Aim - Skip the pictures. Set down, word for word, the lines from the start of the material up to and including the line with "rectangle (349,568) ;".
BEGIN Source records
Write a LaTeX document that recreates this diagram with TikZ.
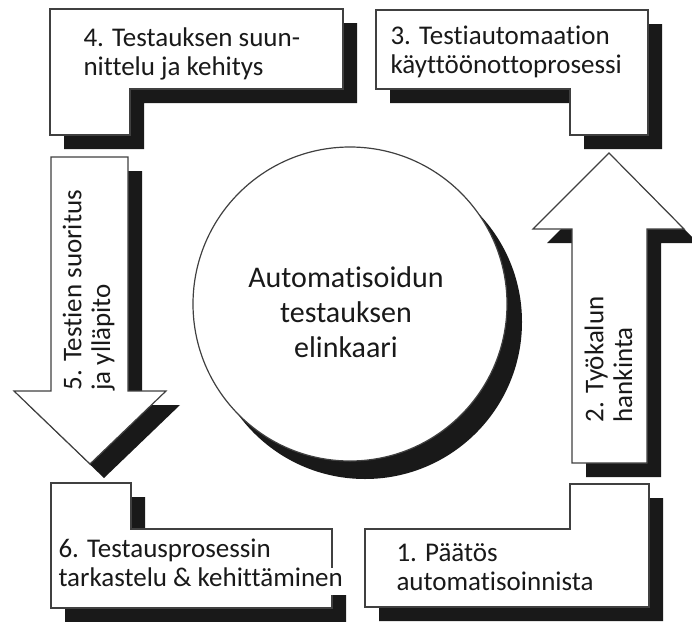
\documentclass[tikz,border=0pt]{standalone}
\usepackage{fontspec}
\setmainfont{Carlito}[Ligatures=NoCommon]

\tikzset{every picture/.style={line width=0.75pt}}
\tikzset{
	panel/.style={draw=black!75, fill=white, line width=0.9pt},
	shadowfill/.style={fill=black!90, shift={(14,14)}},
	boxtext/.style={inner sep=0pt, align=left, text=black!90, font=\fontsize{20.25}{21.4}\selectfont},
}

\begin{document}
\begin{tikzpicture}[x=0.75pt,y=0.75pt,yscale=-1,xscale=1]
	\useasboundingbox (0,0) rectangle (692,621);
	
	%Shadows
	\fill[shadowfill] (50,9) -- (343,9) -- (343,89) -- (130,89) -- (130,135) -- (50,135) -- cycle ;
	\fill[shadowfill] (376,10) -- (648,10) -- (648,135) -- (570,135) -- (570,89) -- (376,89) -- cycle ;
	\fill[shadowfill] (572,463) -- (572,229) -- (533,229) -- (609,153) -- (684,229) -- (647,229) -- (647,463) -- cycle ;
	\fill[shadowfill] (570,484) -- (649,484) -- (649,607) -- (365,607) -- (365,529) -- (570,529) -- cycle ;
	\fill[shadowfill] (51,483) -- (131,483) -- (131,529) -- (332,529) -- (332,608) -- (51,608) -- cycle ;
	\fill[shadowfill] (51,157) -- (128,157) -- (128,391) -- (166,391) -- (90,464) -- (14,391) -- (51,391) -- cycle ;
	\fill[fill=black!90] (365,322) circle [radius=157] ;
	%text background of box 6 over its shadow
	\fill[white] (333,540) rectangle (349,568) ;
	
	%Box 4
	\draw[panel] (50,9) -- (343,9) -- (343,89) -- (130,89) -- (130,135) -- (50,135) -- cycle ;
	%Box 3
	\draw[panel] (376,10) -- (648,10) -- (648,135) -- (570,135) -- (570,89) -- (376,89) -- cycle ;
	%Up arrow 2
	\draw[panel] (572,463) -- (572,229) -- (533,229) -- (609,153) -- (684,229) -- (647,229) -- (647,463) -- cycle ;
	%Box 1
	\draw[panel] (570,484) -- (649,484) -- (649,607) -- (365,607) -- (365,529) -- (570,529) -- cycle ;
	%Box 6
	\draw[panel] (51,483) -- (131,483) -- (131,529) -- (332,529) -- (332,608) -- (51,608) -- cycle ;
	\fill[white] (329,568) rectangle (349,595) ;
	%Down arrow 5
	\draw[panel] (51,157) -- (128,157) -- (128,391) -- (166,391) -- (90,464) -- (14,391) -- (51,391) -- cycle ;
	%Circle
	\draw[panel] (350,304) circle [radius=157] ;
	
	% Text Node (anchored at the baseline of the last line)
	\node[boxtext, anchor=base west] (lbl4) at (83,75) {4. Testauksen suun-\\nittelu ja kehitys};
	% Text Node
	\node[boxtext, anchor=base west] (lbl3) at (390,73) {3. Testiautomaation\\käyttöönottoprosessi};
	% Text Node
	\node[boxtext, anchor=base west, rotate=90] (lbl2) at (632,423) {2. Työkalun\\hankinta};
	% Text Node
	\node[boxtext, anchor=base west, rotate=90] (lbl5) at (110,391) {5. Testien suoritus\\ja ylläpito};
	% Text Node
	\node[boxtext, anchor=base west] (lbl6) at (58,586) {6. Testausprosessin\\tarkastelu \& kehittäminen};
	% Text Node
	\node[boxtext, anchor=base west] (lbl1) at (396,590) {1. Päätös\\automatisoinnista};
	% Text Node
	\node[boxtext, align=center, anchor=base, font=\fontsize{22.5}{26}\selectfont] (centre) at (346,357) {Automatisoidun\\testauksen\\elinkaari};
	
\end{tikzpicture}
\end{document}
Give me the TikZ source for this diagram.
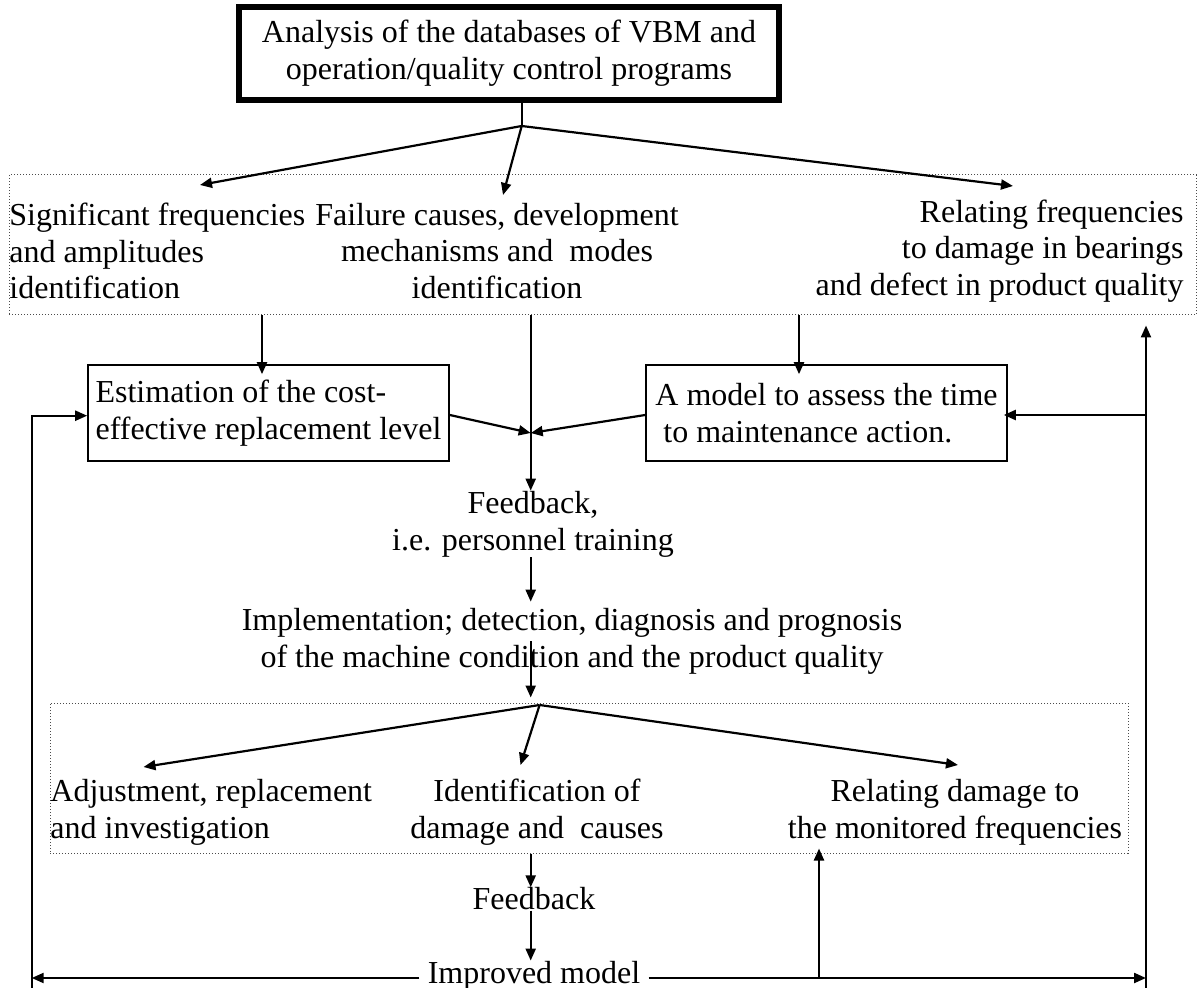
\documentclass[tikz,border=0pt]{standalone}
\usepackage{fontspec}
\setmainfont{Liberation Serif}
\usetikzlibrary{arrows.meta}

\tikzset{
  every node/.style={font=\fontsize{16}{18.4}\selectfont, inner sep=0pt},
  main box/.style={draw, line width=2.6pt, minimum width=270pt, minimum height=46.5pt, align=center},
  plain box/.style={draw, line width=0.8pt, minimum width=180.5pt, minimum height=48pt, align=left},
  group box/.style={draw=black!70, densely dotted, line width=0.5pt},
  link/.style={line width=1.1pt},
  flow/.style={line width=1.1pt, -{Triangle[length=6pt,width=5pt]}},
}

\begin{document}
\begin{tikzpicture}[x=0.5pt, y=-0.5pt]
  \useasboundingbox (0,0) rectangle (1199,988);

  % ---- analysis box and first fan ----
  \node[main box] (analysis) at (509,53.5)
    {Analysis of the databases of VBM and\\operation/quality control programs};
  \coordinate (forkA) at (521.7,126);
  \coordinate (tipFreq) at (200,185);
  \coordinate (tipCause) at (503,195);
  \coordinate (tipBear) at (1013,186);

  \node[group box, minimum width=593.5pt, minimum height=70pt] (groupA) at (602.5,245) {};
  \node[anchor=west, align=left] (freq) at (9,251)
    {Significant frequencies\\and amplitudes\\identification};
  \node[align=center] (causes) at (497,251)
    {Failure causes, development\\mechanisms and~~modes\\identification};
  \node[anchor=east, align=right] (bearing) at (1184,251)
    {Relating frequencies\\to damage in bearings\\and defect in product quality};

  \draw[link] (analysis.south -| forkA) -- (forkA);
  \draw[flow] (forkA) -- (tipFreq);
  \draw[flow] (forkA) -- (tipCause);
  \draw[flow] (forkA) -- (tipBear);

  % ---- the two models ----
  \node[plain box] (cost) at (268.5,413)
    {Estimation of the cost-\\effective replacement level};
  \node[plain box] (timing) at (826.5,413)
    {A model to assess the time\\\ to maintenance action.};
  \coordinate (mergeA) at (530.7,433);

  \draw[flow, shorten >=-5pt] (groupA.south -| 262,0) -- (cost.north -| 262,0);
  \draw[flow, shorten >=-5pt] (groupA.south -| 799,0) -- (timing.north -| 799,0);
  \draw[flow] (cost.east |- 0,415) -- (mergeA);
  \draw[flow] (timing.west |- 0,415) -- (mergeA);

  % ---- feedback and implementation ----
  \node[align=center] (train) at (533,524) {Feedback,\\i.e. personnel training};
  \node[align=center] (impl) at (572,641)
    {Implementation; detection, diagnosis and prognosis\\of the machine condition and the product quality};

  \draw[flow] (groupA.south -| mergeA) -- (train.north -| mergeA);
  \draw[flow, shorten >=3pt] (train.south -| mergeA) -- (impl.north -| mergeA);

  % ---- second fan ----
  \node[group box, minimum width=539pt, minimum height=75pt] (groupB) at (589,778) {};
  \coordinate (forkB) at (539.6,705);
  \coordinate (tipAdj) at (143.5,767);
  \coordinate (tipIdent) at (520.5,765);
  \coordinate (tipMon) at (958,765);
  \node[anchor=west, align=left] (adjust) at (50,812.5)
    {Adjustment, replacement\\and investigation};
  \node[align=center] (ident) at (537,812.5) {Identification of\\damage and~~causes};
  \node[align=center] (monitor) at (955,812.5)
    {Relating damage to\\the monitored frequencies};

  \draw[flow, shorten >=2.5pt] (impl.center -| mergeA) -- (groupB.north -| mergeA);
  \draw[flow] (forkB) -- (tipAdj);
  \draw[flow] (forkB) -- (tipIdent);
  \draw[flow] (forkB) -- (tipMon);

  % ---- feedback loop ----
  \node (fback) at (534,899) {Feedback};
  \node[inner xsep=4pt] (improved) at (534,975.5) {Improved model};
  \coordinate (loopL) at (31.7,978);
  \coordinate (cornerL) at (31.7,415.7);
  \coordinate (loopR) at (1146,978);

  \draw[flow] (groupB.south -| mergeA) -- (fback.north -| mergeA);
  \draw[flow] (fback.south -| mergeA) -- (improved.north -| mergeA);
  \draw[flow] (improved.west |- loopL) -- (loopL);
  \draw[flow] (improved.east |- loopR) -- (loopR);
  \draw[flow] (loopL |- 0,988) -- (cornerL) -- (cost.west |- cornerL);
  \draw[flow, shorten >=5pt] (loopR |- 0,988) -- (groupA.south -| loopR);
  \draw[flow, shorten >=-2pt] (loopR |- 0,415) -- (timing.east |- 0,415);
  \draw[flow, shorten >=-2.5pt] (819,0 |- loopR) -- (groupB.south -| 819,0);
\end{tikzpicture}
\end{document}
END Source records
Result of this task -
Write a LaTeX document that recreates this diagram with TikZ.
\documentclass[tikz,border=0pt]{standalone}
\usepackage{fontspec}
\setmainfont{Carlito}[Ligatures=NoCommon]

\tikzset{every picture/.style={line width=0.75pt}}
\tikzset{
	panel/.style={draw=black!75, fill=white, line width=0.9pt},
	shadowfill/.style={fill=black!90, shift={(14,14)}},
	boxtext/.style={inner sep=0pt, align=left, text=black!90, font=\fontsize{20.25}{21.4}\selectfont},
}

\begin{document}
\begin{tikzpicture}[x=0.75pt,y=0.75pt,yscale=-1,xscale=1]
	\useasboundingbox (0,0) rectangle (692,621);
	
	%Shadows
	\fill[shadowfill] (50,9) -- (343,9) -- (343,89) -- (130,89) -- (130,135) -- (50,135) -- cycle ;
	\fill[shadowfill] (376,10) -- (648,10) -- (648,135) -- (570,135) -- (570,89) -- (376,89) -- cycle ;
	\fill[shadowfill] (572,463) -- (572,229) -- (533,229) -- (609,153) -- (684,229) -- (647,229) -- (647,463) -- cycle ;
	\fill[shadowfill] (570,484) -- (649,484) -- (649,607) -- (365,607) -- (365,529) -- (570,529) -- cycle ;
	\fill[shadowfill] (51,483) -- (131,483) -- (131,529) -- (332,529) -- (332,608) -- (51,608) -- cycle ;
	\fill[shadowfill] (51,157) -- (128,157) -- (128,391) -- (166,391) -- (90,464) -- (14,391) -- (51,391) -- cycle ;
	\fill[fill=black!90] (365,322) circle [radius=157] ;
	%text background of box 6 over its shadow
	\fill[white] (333,540) rectangle (349,568) ;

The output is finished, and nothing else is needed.